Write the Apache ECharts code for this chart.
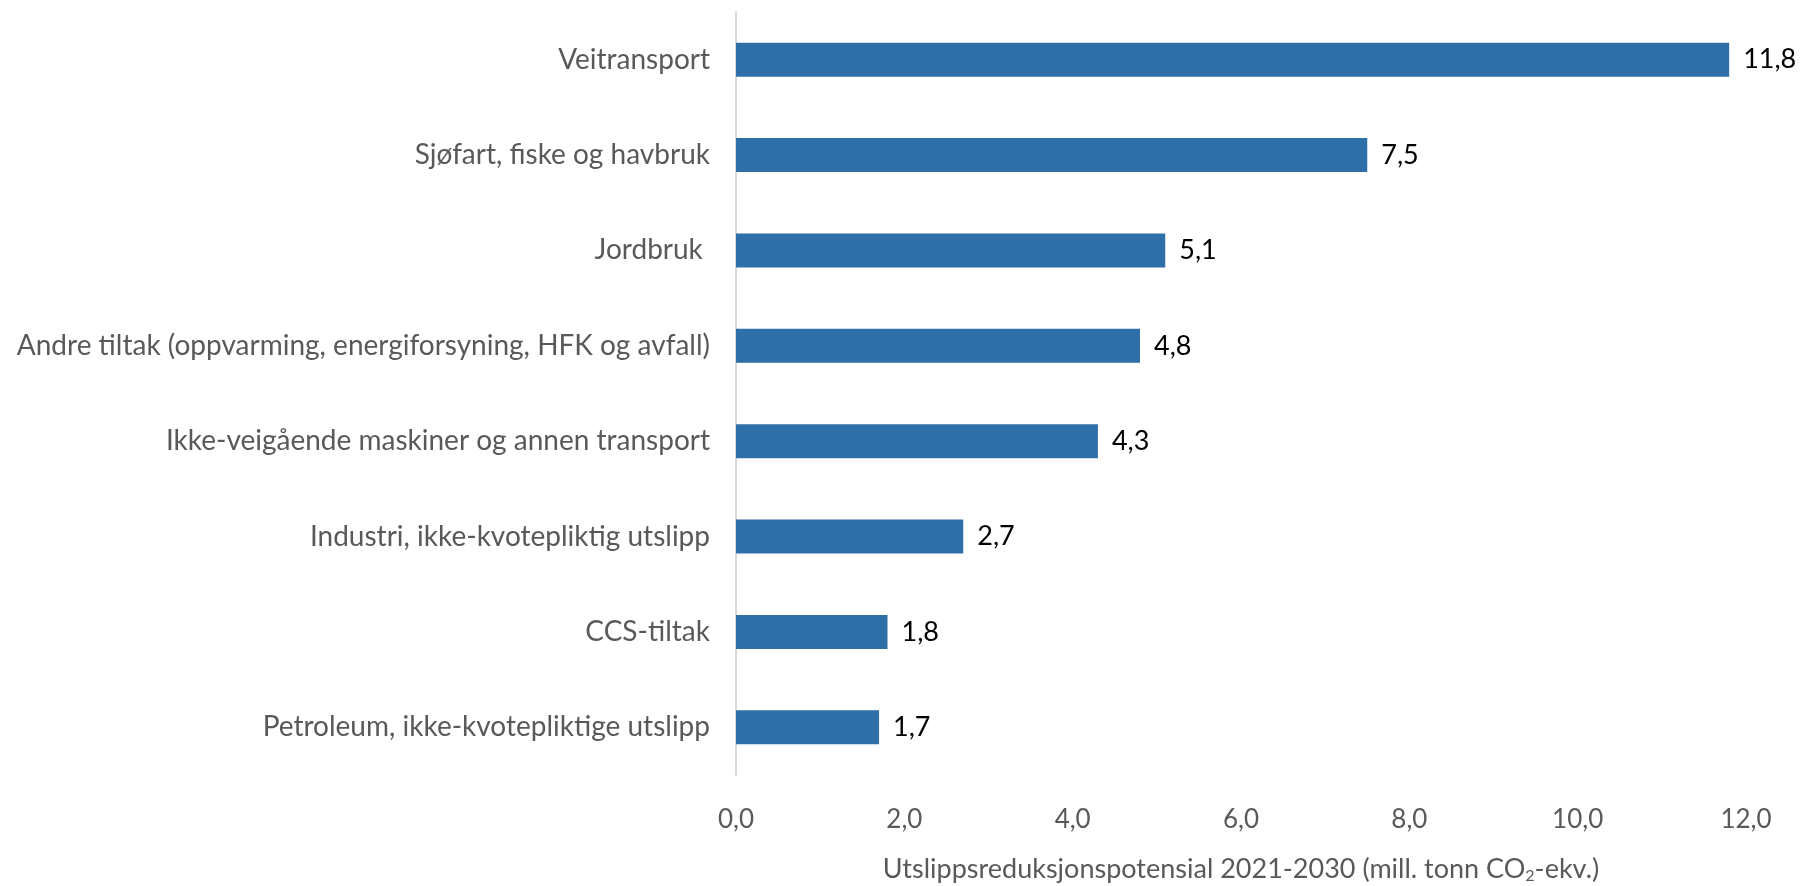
<!DOCTYPE html>
<html>
<head>
<meta charset="utf-8">
<script src="https://cdn.jsdelivr.net/npm/echarts@6/dist/echarts.min.js"></script>
<style>
  html, body { margin: 0; padding: 0; background: #fff; }
  #chart { width: 1806px; height: 886px; }
</style>
</head>
<body>
<div id="chart"></div>
<script>
// kategorier, ovenfra og ned
const categories = [
  'Veitransport',
  'Sjøfart, fiske og havbruk',
  'Jordbruk ',
  'Andre tiltak (oppvarming, energiforsyning, HFK og avfall)',
  'Ikke-veigående maskiner og annen transport',
  'Industri, ikke-kvotepliktig utslipp',
  'CCS-tiltak',
  'Petroleum, ikke-kvotepliktige utslipp'
];
const values = [11.8, 7.5, 5.1, 4.8, 4.3, 2.7, 1.8, 1.7];
const xTicks = [0, 2, 4, 6, 8, 10, 12];

const fmt = v => v.toFixed(1).replace('.', ',');
const FONT = 'Lato, "Open Sans", sans-serif';

const chart = echarts.init(document.getElementById('chart'));
chart.setOption({
  animation: false,
  grid: { left: 736, right: 60, top: 12, bottom: 111, outerBoundsMode: 'none' },
  xAxis: {
    type: 'value',
    min: xTicks[0],
    max: xTicks[xTicks.length - 1],
    interval: 2,
    axisLine: { show: false },
    axisTick: { show: false },
    splitLine: { show: false },
    axisLabel: {
      formatter: fmt,
      color: '#595959',
      fontSize: 26,
      fontFamily: FONT,
      margin: 32
    },
    name: 'Utslippsreduksjonspotensial 2021-2030 (mill. tonn CO{sub|2}-ekv.)',
    nameLocation: 'middle',
    nameGap: 79,
    nameTextStyle: {
      color: '#595959',
      fontSize: 27,
      fontFamily: FONT,
      rich: {
        sub: { fontSize: 16, color: '#595959', fontFamily: FONT, padding: [14, 0, 0, 0] }
      }
    }
  },
  yAxis: {
    type: 'category',
    data: categories,
    inverse: true,
    axisTick: { show: false },
    axisLine: { lineStyle: { color: '#d9d9d9', width: 2 } },
    axisLabel: {
      color: '#595959',
      fontSize: 28,
      fontFamily: FONT,
      margin: 26
    }
  },
  series: [{
    type: 'bar',
    data: values,
    barWidth: 34,
    itemStyle: { color: '#2e6fa8' },
    label: {
      show: true,
      position: 'right',
      distance: 14,
      color: '#000',
      fontSize: 27,
      fontFamily: FONT,
      formatter: p => fmt(p.value)
    }
  }]
});
</script>
</body>
</html>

· · · ·

* Work instructions *
Restate the listing above word for word, and skip the pictures.

* Reply to the exercise *
Write the Apache ECharts code for this chart.
<!DOCTYPE html>
<html>
<head>
<meta charset="utf-8">
<script src="https://cdn.jsdelivr.net/npm/echarts@6/dist/echarts.min.js"></script>
<style>
  html, body { margin: 0; padding: 0; background: #fff; }
  #chart { width: 1806px; height: 886px; }
</style>
</head>
<body>
<div id="chart"></div>
<script>
// kategorier, ovenfra og ned
const categories = [
  'Veitransport',
  'Sjøfart, fiske og havbruk',
  'Jordbruk ',
  'Andre tiltak (oppvarming, energiforsyning, HFK og avfall)',
  'Ikke-veigående maskiner og annen transport',
  'Industri, ikke-kvotepliktig utslipp',
  'CCS-tiltak',
  'Petroleum, ikke-kvotepliktige utslipp'
];
const values = [11.8, 7.5, 5.1, 4.8, 4.3, 2.7, 1.8, 1.7];
const xTicks = [0, 2, 4, 6, 8, 10, 12];

const fmt = v => v.toFixed(1).replace('.', ',');
const FONT = 'Lato, "Open Sans", sans-serif';

const chart = echarts.init(document.getElementById('chart'));
chart.setOption({
  animation: false,
  grid: { left: 736, right: 60, top: 12, bottom: 111, outerBoundsMode: 'none' },
  xAxis: {
    type: 'value',
    min: xTicks[0],
    max: xTicks[xTicks.length - 1],
    interval: 2,
    axisLine: { show: false },
    axisTick: { show: false },
    splitLine: { show: false },
    axisLabel: {
      formatter: fmt,
      color: '#595959',
      fontSize: 26,
      fontFamily: FONT,
      margin: 32
    },
    name: 'Utslippsreduksjonspotensial 2021-2030 (mill. tonn CO{sub|2}-ekv.)',
    nameLocation: 'middle',
    nameGap: 79,
    nameTextStyle: {
      color: '#595959',
      fontSize: 27,
      fontFamily: FONT,
      rich: {
        sub: { fontSize: 16, color: '#595959', fontFamily: FONT, padding: [14, 0, 0, 0] }
      }
    }
  },
  yAxis: {
    type: 'category',
    data: categories,
    inverse: true,
    axisTick: { show: false },
    axisLine: { lineStyle: { color: '#d9d9d9', width: 2 } },
    axisLabel: {
      color: '#595959',
      fontSize: 28,
      fontFamily: FONT,
      margin: 26
    }
  },
  series: [{
    type: 'bar',
    data: values,
    barWidth: 34,
    itemStyle: { color: '#2e6fa8' },
    label: {
      show: true,
      position: 'right',
      distance: 14,
      color: '#000',
      fontSize: 27,
      fontFamily: FONT,
      formatter: p => fmt(p.value)
    }
  }]
});
</script>
</body>
</html>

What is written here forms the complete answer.